Do Chinese suppliers understand FDA food-contact requirements for packaging?

Established packaging moldmakers in Guangdong and Zhejiang supply global brands and understand FDA 21 CFR requirements at the resin selection level. The gap is usually in documentation, not intent. Require FDA-compliant resin certifications, lot traceability records, and a signed material declaration in your purchase agreement. Audit the documentation chain before the first production shipment, not after.

What steel grade should I specify for a cosmetic packaging mold from China?

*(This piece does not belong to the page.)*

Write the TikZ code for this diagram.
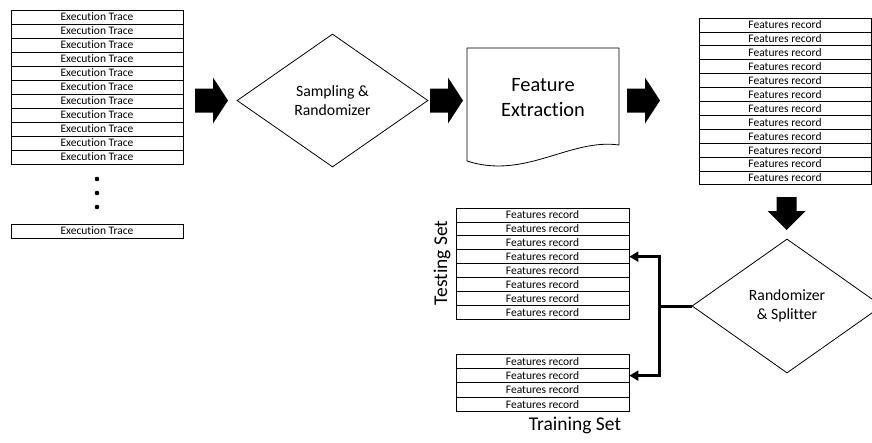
\documentclass[tikz,border=0pt]{standalone}
\usepackage{fontspec}
\setmainfont{Carlito}[RawFeature={-liga;-clig;-calt;-dlig}]
\usetikzlibrary{shapes.geometric,arrows.meta}
\begin{document}
\begin{tikzpicture}[x=1pt,y=-1pt,
  rec/.style={draw,line width=0.8pt,minimum width=172pt,inner sep=0pt,
    font=\fontsize{11.5}{12}\selectfont},
  tracerow/.style={rec,minimum height=14pt},
  featrow/.style={rec,minimum height=13.9pt},
  trainrow/.style={rec,minimum height=14.4pt},
  decision/.style={diamond,draw,line width=0.8pt,inner sep=0pt,align=center,
    font=\fontsize{15.7}{19.5}\selectfont},
  setlabel/.style={font=\fontsize{19.5}{22}\selectfont,inner sep=0pt},
  conn/.style={line width=3pt},
  fatarrow/.pic={\fill (0,-12)--(18,-12)--(18,-23)--(33,0)--(18,23)--(18,12)--(0,12)--cycle;},
  fatdown/.pic={\fill (-10,0)--(10,0)--(10,14)--(19,14)--(0,33)--(-19,14)--(-10,14)--cycle;}
]
\clip (0,0) rectangle (872,442);
\fill[white] (0,0) rectangle (872,442);

% execution traces
\foreach \i in {1,...,11}
  \node[tracerow] (et\i) at (97,{17+14*(\i-1)}) {Execution Trace};
\foreach \yy in {179,193,207}
  \fill (97,\yy) circle (2.3pt);
\node[tracerow] (etn) at (97,231) {Execution Trace};

\pic at (195,100.5) {fatarrow};

% sampling step
\node[decision,minimum width=191pt,minimum height=133pt] (sr) at (332.5,100.5)
  {Sampling \&\\Randomizer};

\pic at (430,100.5) {fatarrow};

% feature extraction (document shape)
\draw[line width=0.8pt] (467,48) -- (619,48) -- (619,145)
  .. controls (570,138) and (525,180) .. (467,161) -- cycle;
\node[align=center,font=\fontsize{20.4}{25}\selectfont,inner sep=0pt] (fe) at (543,97.5)
  {Feature\\Extraction};

\pic at (627,100.5) {fatarrow};

% extracted feature records
\foreach \i in {1,...,12}
  \node[featrow] (fr\i) at (785,{18+6.95+13.9*(\i-1)}) {Features record};

\pic at (786.5,197) {fatdown};

% randomizer and splitter
\node[decision,minimum width=190pt,minimum height=134pt] (rs) at (787,306)
  {Randomizer\\\& Splitter};

% testing set
\foreach \i in {1,...,8}
  \node[featrow,minimum width=173pt] (ts\i) at (542.5,{208+6.95+13.9*(\i-1)}) {Features record};
\node[setlabel,rotate=90] (tsl) at (442,263) {Testing Set};

% training set
\foreach \i in {1,...,4}
  \node[trainrow,minimum width=173pt] (tr\i) at (542.5,{354+7.2+14.4*(\i-1)}) {Features record};
\node[setlabel] (trl) at (575,425) {Training Set};

% split connectors
\draw[conn] (rs.west) -- ++(-32,0) coordinate (split);
\draw[conn,-{Triangle[length=9pt,width=10pt]}] (split) |- (ts4.east);
\draw[conn,-{Triangle[length=9pt,width=10pt]}] (split) |- (tr2.east);
\end{tikzpicture}
\end{document}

For cosmetic packaging mold work requiring mirror-finish surfaces, specify 420SS hardened to 50 to 54 HRC or DIN 1.2083 stainless tool steel. Both grades take and hold SPI A-1 finishes and resist the moisture that builds up in chilled mold cavities. Avoid P20 for any cosmetic application requiring better than SPI B-1 finish; P20 porosity telegraphs through polished surfaces at high magnification.

How do I control cavity-to-cavity consistency on a high-cavitation packaging tool?

Require individual cavity numbering and a cavity-by-cavity weight study at T1. Specify hot runner zone balance as a formal acceptance criterion with a maximum weight spread of 1.5 percent across all cavities. For tools above 32 cavities, request a hot runner manifold FEA from the hot runner supplier before fabrication and review zone temperature maps against the cavity layout.

Can I source a cosmetic packaging mold from China and meet European market surface standards?

Yes. Multiple Chinese moldmakers supply European beauty brands directly and are familiar with Class A surface requirements, SPI A-1 finishes, and restricted substance lists relevant to EU cosmetics regulation. Specify the surface finish standard numerically on your drawings, require physical sample plaques for approval before cavity polishing begins, and include a right-to-audit clause in the tool agreement covering both the moldmaker and their subcontract polishing vendors.